WHAT TO PRODUCE
Leave the pictures out and retype the lines from the beginning through the line with "6550, 7233, 6882]", both ends included.

DATA PROVIDED

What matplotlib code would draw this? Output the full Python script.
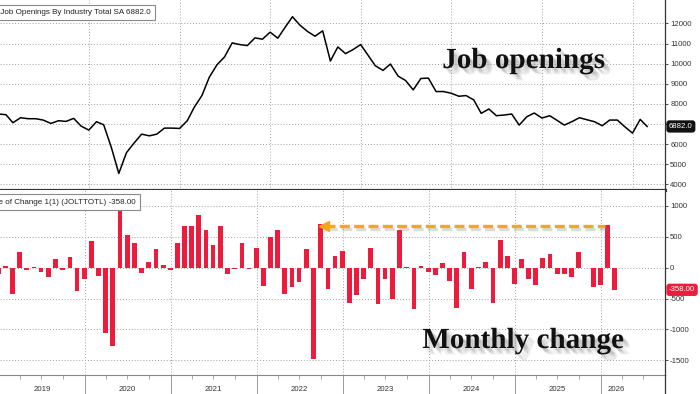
import matplotlib
matplotlib.use("Agg")
import matplotlib.pyplot as plt
import matplotlib.dates as mdates
import matplotlib.patheffects as pe
import matplotlib.transforms as mtransforms
from matplotlib.lines import Line2D
import pandas as pd

# month-end observations, Dec 2018 .. Feb 2026
months = pd.date_range("2018-12-31", "2026-02-28", freq="ME")

# JOLTS total job openings (thousands)
openings = [7500, 7467, 7067, 7317, 7267, 7267, 7200, 7033, 7167, 7133, 7283, 6900,
            6700, 7117, 6967, 5833, 4550, 5583, 6050, 6500, 6417, 6500, 6800, 6800,
            6783, 7167, 7833, 8417, 9333, 9950, 10333, 11033, 10950, 10900, 11283, 11217,
            11567, 11267, 11783, 12333, 11917, 11600, 11367, 11633, 10133, 10833, 10500, 10700,
            10950, 10400, 9900, 9667, 9983, 9383, 9167, 8700, 9267, 9283, 8617, 8617,
            8533, 8383, 8417, 8200, 7533, 7750, 7417, 7450, 7500, 6950, 7367, 7550,
            7300, 7417, 7200, 6950, 7117, 7317, 7217, 7117, 6917, 7200, 7200, 6867,
            6550, 7233, 6882]

# monthly net change (thousands)
changes = [-97, 27, -422, 260, -32, 15, -65, -146, 146, -38, 179, -384,
           -184, 427, -141, -1055, -1271, 960, 525, 406, -87, 92, 298, 38,
           -32, 400, 671, 682, 849, 617, 373, 671, -97, -27, 406, -22,
           325, -303, 498, 606, -422, -314, -238, 298, -1471, 714, -341, 195,
           270, -573, -449, -189, 319, -584, -179, -509, 606, 10, -665, 30,
           -65, -124, 70, -216, -655, 254, -352, 10, 92, -568, 449, 195,
           -260, 146, -184, -276, 162, 222, -97, -108, -157, 260, 0, -314,
           -281, 687, -358]

years = list(range(2019, 2027))
top_ticks = list(range(4000, 12001, 1000))
bottom_ticks = list(range(-1500, 1001, 500))
last_level = 6882.0
last_change = -358.00
arrow_level = 677

RED = "#ee1c3c"
ORANGE = "#f2a81d"
GRID = "#a0a0a0"
TICKFAMILY = "Liberation Sans"

x = mdates.date2num(months.to_pydatetime())
xmin = mdates.date2num(pd.Timestamp("2019-01-07").to_pydatetime())
xmax = mdates.date2num(pd.Timestamp("2026-05-11").to_pydatetime())
year_starts = [mdates.date2num(pd.Timestamp(f"{y}-01-01").to_pydatetime()) for y in years]
year_starts.append(mdates.date2num(pd.Timestamp(f"{years[-1] + 1}-01-01").to_pydatetime()))
quarters = [mdates.date2num(pd.Timestamp(f"{y}-{m:02d}-01").to_pydatetime())
            for y in years for m in (4, 7, 10)]

fig = plt.figure(figsize=(7, 3.94), dpi=100)
W, H = 700.0, 394.0
ax1 = fig.add_axes([0, 1 - 189.5 / H, 665 / W, 189.5 / H])
ax2 = fig.add_axes([0, 1 - 375 / H, 665 / W, (375 - 190) / H])

for ax in (ax1, ax2):
    ax.set_xlim(xmin, xmax)
    ax.yaxis.tick_right()
    ax.spines["left"].set_visible(False)
    ax.spines["top"].set_visible(False)
    ax.spines["right"].set_color("#333333")
    ax.spines["right"].set_linewidth(0.9)
    ax.tick_params(axis="y", length=2.5, width=0.6, pad=1.2, colors="#333333", labelsize=5.6)
    ax.grid(axis="y", linestyle=(0, (1, 2)), color=GRID, lw=0.7)
    for ys in year_starts[1:-1]:
        ax.axvline(ys, linestyle=(0, (1, 2)), color=GRID, lw=0.7, zorder=0)

# --- top panel: level ---
ax1.plot(x, openings, color="black", lw=1.1, zorder=3)
ax1.set_ylim(3750, 13165)
ax1.set_yticks(top_ticks)
# the 7000 label sits under the last-value tag
ax1.set_yticklabels(["" if t == 7000 else str(t) for t in top_ticks], fontfamily=TICKFAMILY)
ax1.set_xticks([])
ax1.spines["bottom"].set_color("#333333")
ax1.spines["bottom"].set_linewidth(2.3)

# --- bottom panel: monthly change ---
ax2.bar(x, changes, width=20, color=RED, zorder=3)
ax2.set_ylim(-1738, 1259)
ax2.set_yticks(bottom_ticks)
ax2.set_yticklabels([str(t) for t in bottom_ticks], fontfamily=TICKFAMILY)
ax2.spines["bottom"].set_color("#888888")
ax2.spines["bottom"].set_linewidth(0.8)
ax2.set_xticks(year_starts[1:-1])
ax2.set_xticklabels([])
ax2.set_xticks(quarters, minor=True)
ax2.tick_params(axis="x", which="major", length=16, width=0.7, color="#9a9a9a")
ax2.tick_params(axis="x", which="minor", length=3, width=0.6, color="#9a9a9a")

# year labels, centred in the visible part of each year
xtr = ax2.get_xaxis_transform()
for i, y in enumerate(years):
    lo = max(xmin, year_starts[i])
    hi = min(xmax, year_starts[i + 1])
    ax2.text((lo + hi) / 2, -0.08, str(y), transform=xtr, ha="center", va="center",
             fontsize=5.6, family=TICKFAMILY, color="#333333", clip_on=False)

# right spine runs down through the label strip
fig.add_artist(Line2D([665 / W, 665 / W], [0, 1 - 375 / H], color="#333333", lw=0.9))

# orange dashed arrow from the latest jump back to Sep 2022
tip = x[45] + 11
tail = x[85] - 11
ax2.plot([tip + 6, tail], [arrow_level, arrow_level], color=ORANGE, lw=2.4,
         linestyle=(0, (3, 1.3)), zorder=4, solid_capstyle="butt",
         path_effects=[pe.SimpleLineShadow(offset=(1.5, -2), shadow_color="#888888", alpha=0.3),
                       pe.Normal()])
ax2.plot([tip + 5], [arrow_level], marker="<", ms=7, color=ORANGE, zorder=5, mec=ORANGE)

# value tags on the right axis
ytr1 = mtransforms.blended_transform_factory(ax1.transAxes, ax1.transData)
ax1.text(1.006, last_level, f"{last_level:.1f}", transform=ytr1, ha="left", va="center",
         fontsize=5.6, family=TICKFAMILY, color="white", clip_on=False, zorder=10,
         bbox=dict(boxstyle="round,pad=0.25,rounding_size=0.3", fc="#111111", ec="#111111"))
ytr2 = mtransforms.blended_transform_factory(ax2.transAxes, ax2.transData)
ax2.text(1.006, last_change, f"{last_change:.2f}", transform=ytr2, ha="left", va="center",
         fontsize=5.6, family=TICKFAMILY, color="white", clip_on=False, zorder=10,
         bbox=dict(boxstyle="round,pad=0.25,rounding_size=0.3", fc=RED, ec=RED))

# legend boxes (cut at the left edge as in the terminal screenshot)
fig.text(150.5 / W, 1 - 12.5 / H, f"US Job Openings By Industry Total SA {last_level:.1f}",
         ha="right", va="center", fontsize=5.8, family=TICKFAMILY, color="#222222",
         bbox=dict(boxstyle="square,pad=0.55", fc="white", ec="#8a8a8a", lw=0.8))
fig.text(135.5 / W, 1 - 202 / H, f"Rate of Change 1(1) (JOLTTOTL) {last_change:.2f}",
         ha="right", va="center", fontsize=5.8, family=TICKFAMILY, color="#222222",
         bbox=dict(boxstyle="square,pad=0.55", fc="white", ec="#8a8a8a", lw=0.8))

# big captions with a soft drop shadow
shadow = [pe.SimplePatchShadow(offset=(d, -d), shadow_rgbFace="#777777", alpha=0.14)
          for d in (1.5, 2.5, 3.5, 4.5)] + [pe.Normal()]
fig.text(523.5 / W, 1 - 68 / H, "Job openings", ha="center", va="baseline",
         fontsize=21, family="Liberation Serif", fontweight="bold", color="#111111",
         path_effects=shadow)
fig.text(523 / W, 1 - 348 / H, "Monthly change", ha="center", va="baseline",
         fontsize=21, family="Liberation Serif", fontweight="bold", color="#111111",
         path_effects=shadow)

fig.savefig("out.png", dpi=100)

COMPLETE RESPONSE
What matplotlib code would draw this? Output the full Python script.
import matplotlib
matplotlib.use("Agg")
import matplotlib.pyplot as plt
import matplotlib.dates as mdates
import matplotlib.patheffects as pe
import matplotlib.transforms as mtransforms
from matplotlib.lines import Line2D
import pandas as pd

# month-end observations, Dec 2018 .. Feb 2026
months = pd.date_range("2018-12-31", "2026-02-28", freq="ME")

# JOLTS total job openings (thousands)
openings = [7500, 7467, 7067, 7317, 7267, 7267, 7200, 7033, 7167, 7133, 7283, 6900,
            6700, 7117, 6967, 5833, 4550, 5583, 6050, 6500, 6417, 6500, 6800, 6800,
            6783, 7167, 7833, 8417, 9333, 9950, 10333, 11033, 10950, 10900, 11283, 11217,
            11567, 11267, 11783, 12333, 11917, 11600, 11367, 11633, 10133, 10833, 10500, 10700,
            10950, 10400, 9900, 9667, 9983, 9383, 9167, 8700, 9267, 9283, 8617, 8617,
            8533, 8383, 8417, 8200, 7533, 7750, 7417, 7450, 7500, 6950, 7367, 7550,
            7300, 7417, 7200, 6950, 7117, 7317, 7217, 7117, 6917, 7200, 7200, 6867,
            6550, 7233, 6882]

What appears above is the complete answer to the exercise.